WHEREAS, the Trust has been organized and intends to
operate as an investment company registered under the
Investment Company Act of 1940 (the "1940 Act") for the
purpose of investing and reinvesting its assets in
securities, as set forth in its Agreement and Declaration of
Trust, its By-Laws and its Registration Statements under the
1940 Act and the Securities Act of 1933, all as heretofore
and hereafter amended and supplemented; and the Trust
desires to avail itself of the services, information,
advice, assistance and facilities of an investment manager
and to have an investment manager perform various
management, statistical, research, investment advisory and
other services for the Fund; and,
WHEREAS, the Manager is registered as an investment
adviser under the Investment Advisers Act of 1940, is
engaged in the business of rendering management, investment
advisory, counseling and supervisory services to investment
companies and other investment counseling clients, and
desires to provide these services to the Fund.
NOW THEREFORE, in consideration of the terms and
conditions hereinafter set forth, it is mutually agreed as
follows:
l. EMPLOYMENT OF THE MANAGER. The Trust hereby
employs the Manager to manage the investment and
reinvestment of the Fund's assets and to administer its
affairs, subject to the direction of the Board of Trustees
and the officers of the Trust, for the period and on the
terms hereinafter set forth. The Manager hereby accepts such
employment and agrees during such period to render the
services and to assume the obligations herein set forth for
the compensation herein provided. The Manager shall for all
purposes herein be deemed to be an independent contractor
and shall, except as expressly provided or authorized
(whether herein or otherwise), have no authority to act for
or represent the Fund or the Trust in any way or otherwise
be deemed an agent of the Fund or the Trust.

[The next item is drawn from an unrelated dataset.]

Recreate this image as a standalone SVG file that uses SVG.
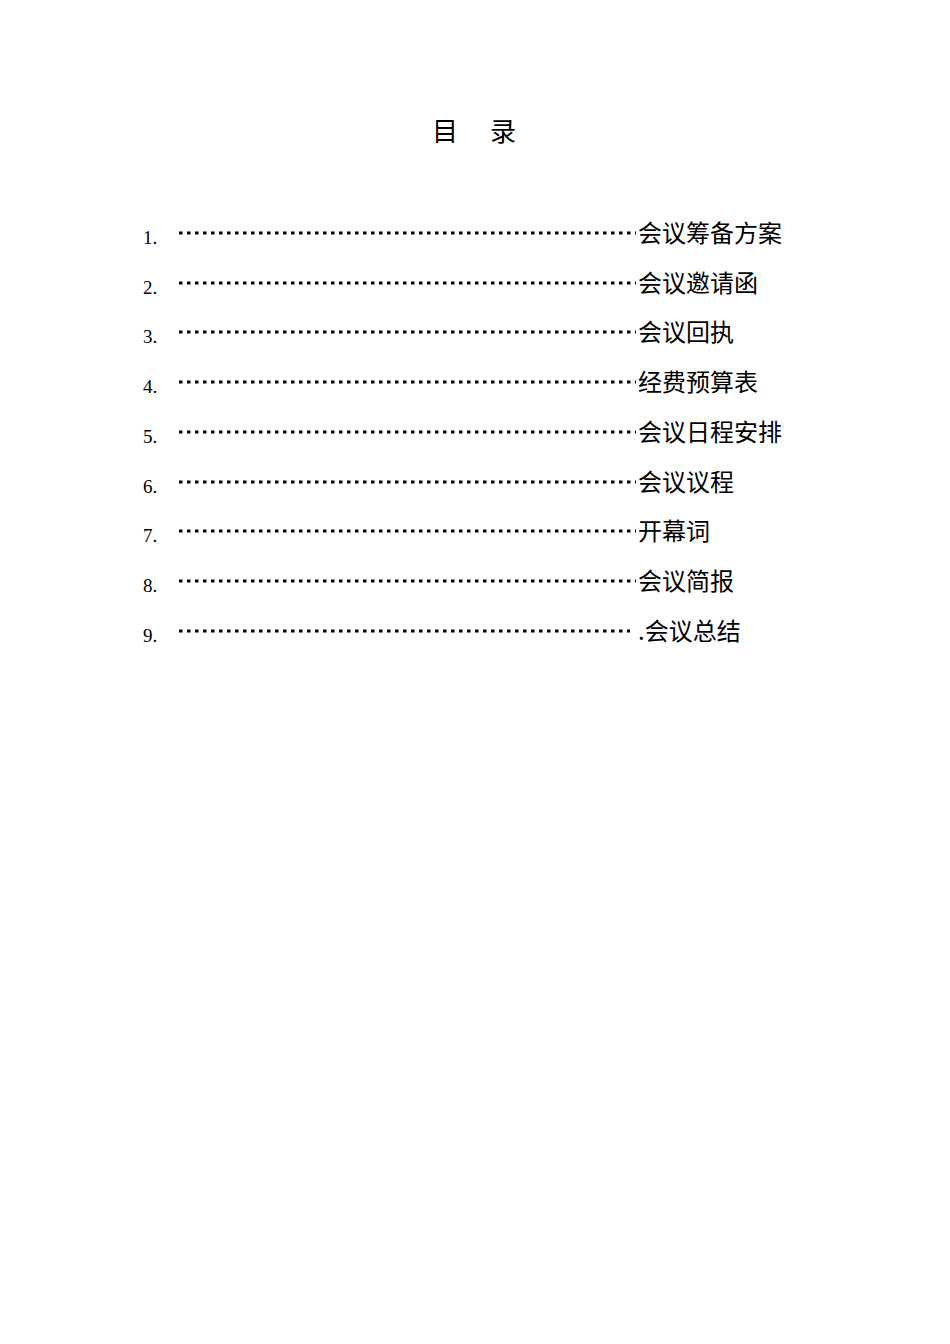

2. OBLIGATIONS OF AND SERVICES TO BE PROVIDED BY THE
MANAGER. The Manager undertakes to provide the services
hereinafter set forth and to assume the following
obligations:
A. ADMINISTRATIVE SERVICES. The Manager shall
furnish to the Fund adequate (i) office space, which may be
space within the offices of the Manager or in such other
place as may be agreed upon from time to time, (ii) office
furnishings, facilities and equipment as may be reasonably
required for managing the affairs and conducting the
business of the Fund, including conducting correspondence
and other communications with the shareholders of the Fund,
maintaining all internal bookkeeping, accounting and
auditing services and records in connection with the Fund's
investment and business activities. The Manager shall employ
or provide and compensate the executive, secretarial and
clerical personnel necessary to provide such services. The
Manager shall also compensate all officers and employees of
the Trust who are officers or employees of the Manager or
its affiliates.
B. INVESTMENT MANAGEMENT SERVICES.
(a) The Manager shall manage the Fund's assets subject
to and in accordance with the investment objectives and
policies of the Fund and any directions which the Trust's
Board of Trustees may issue from time to time. In pursuance
of the foregoing, the Manager shall make all determinations
with respect to the investment of the Fund's assets and the
purchase and sale of its investment securities, and shall
take such steps as may be necessary to implement the same.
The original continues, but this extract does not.